*Exercise details:*
Images should be left out, and everything else in the listing reproduced exactly.

┌──

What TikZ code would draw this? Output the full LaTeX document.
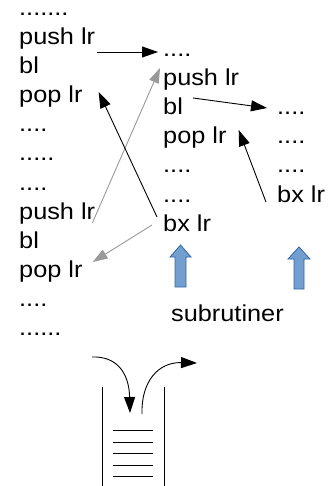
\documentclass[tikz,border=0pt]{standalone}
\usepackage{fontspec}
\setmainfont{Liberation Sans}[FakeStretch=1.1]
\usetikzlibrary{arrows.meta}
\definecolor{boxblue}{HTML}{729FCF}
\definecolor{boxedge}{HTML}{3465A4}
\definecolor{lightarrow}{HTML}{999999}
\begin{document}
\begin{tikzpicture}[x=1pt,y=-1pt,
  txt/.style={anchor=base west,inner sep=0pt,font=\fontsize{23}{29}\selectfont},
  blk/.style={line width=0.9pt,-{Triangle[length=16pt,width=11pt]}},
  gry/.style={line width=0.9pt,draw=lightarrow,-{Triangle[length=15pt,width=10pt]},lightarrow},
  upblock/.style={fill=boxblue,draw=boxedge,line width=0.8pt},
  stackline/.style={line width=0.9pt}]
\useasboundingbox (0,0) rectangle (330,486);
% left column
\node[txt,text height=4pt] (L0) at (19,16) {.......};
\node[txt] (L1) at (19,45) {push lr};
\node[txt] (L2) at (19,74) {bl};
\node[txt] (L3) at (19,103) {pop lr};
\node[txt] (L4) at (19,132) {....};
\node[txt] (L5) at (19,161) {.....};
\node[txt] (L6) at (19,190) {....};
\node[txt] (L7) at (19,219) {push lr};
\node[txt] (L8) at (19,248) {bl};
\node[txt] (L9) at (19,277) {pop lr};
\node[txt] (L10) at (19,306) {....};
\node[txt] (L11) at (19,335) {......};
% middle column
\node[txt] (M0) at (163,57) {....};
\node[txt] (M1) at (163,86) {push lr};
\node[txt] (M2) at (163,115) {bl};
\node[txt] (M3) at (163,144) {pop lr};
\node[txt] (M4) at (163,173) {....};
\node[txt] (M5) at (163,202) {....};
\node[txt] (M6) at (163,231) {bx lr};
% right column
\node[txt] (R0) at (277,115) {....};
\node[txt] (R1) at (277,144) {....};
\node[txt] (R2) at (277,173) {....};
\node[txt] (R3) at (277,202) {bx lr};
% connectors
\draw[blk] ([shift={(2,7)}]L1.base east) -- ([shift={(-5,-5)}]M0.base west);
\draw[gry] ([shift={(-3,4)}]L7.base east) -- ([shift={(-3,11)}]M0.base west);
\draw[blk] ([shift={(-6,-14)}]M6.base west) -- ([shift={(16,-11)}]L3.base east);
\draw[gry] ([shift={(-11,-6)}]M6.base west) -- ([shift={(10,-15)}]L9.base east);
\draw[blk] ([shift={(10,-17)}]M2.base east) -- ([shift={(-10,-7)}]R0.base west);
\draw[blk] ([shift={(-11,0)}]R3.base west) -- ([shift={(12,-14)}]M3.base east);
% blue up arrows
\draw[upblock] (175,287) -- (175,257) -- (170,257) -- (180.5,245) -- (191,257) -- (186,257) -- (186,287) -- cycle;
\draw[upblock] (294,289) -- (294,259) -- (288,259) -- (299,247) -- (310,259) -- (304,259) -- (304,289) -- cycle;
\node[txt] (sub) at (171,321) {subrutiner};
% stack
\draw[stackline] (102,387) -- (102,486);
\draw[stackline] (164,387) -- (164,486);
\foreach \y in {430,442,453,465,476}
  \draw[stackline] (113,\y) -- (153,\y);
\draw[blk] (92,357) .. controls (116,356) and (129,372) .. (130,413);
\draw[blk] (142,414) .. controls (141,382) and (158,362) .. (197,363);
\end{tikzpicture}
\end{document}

└──

*Response below:*
What TikZ code would draw this? Output the full LaTeX document.
\documentclass[tikz,border=0pt]{standalone}
\usepackage{fontspec}
\setmainfont{Liberation Sans}[FakeStretch=1.1]
\usetikzlibrary{arrows.meta}
\definecolor{boxblue}{HTML}{729FCF}
\definecolor{boxedge}{HTML}{3465A4}
\definecolor{lightarrow}{HTML}{999999}
\begin{document}
\begin{tikzpicture}[x=1pt,y=-1pt,
  txt/.style={anchor=base west,inner sep=0pt,font=\fontsize{23}{29}\selectfont},
  blk/.style={line width=0.9pt,-{Triangle[length=16pt,width=11pt]}},
  gry/.style={line width=0.9pt,draw=lightarrow,-{Triangle[length=15pt,width=10pt]},lightarrow},
  upblock/.style={fill=boxblue,draw=boxedge,line width=0.8pt},
  stackline/.style={line width=0.9pt}]
\useasboundingbox (0,0) rectangle (330,486);
% left column
\node[txt,text height=4pt] (L0) at (19,16) {.......};
\node[txt] (L1) at (19,45) {push lr};
\node[txt] (L2) at (19,74) {bl};
\node[txt] (L3) at (19,103) {pop lr};
\node[txt] (L4) at (19,132) {....};
\node[txt] (L5) at (19,161) {.....};
\node[txt] (L6) at (19,190) {....};
\node[txt] (L7) at (19,219) {push lr};
\node[txt] (L8) at (19,248) {bl};
\node[txt] (L9) at (19,277) {pop lr};
\node[txt] (L10) at (19,306) {....};
\node[txt] (L11) at (19,335) {......};
% middle column
\node[txt] (M0) at (163,57) {....};
\node[txt] (M1) at (163,86) {push lr};
\node[txt] (M2) at (163,115) {bl};
\node[txt] (M3) at (163,144) {pop lr};
\node[txt] (M4) at (163,173) {....};
\node[txt] (M5) at (163,202) {....};
\node[txt] (M6) at (163,231) {bx lr};
% right column
\node[txt] (R0) at (277,115) {....};
\node[txt] (R1) at (277,144) {....};
\node[txt] (R2) at (277,173) {....};
\node[txt] (R3) at (277,202) {bx lr};
% connectors
\draw[blk] ([shift={(2,7)}]L1.base east) -- ([shift={(-5,-5)}]M0.base west);
\draw[gry] ([shift={(-3,4)}]L7.base east) -- ([shift={(-3,11)}]M0.base west);
\draw[blk] ([shift={(-6,-14)}]M6.base west) -- ([shift={(16,-11)}]L3.base east);
\draw[gry] ([shift={(-11,-6)}]M6.base west) -- ([shift={(10,-15)}]L9.base east);
\draw[blk] ([shift={(10,-17)}]M2.base east) -- ([shift={(-10,-7)}]R0.base west);
\draw[blk] ([shift={(-11,0)}]R3.base west) -- ([shift={(12,-14)}]M3.base east);
% blue up arrows
\draw[upblock] (175,287) -- (175,257) -- (170,257) -- (180.5,245) -- (191,257) -- (186,257) -- (186,287) -- cycle;
\draw[upblock] (294,289) -- (294,259) -- (288,259) -- (299,247) -- (310,259) -- (304,259) -- (304,289) -- cycle;
\node[txt] (sub) at (171,321) {subrutiner};
% stack
\draw[stackline] (102,387) -- (102,486);
\draw[stackline] (164,387) -- (164,486);
\foreach \y in {430,442,453,465,476}
  \draw[stackline] (113,\y) -- (153,\y);
\draw[blk] (92,357) .. controls (116,356) and (129,372) .. (130,413);
\draw[blk] (142,414) .. controls (141,382) and (158,362) .. (197,363);
\end{tikzpicture}
\end{document}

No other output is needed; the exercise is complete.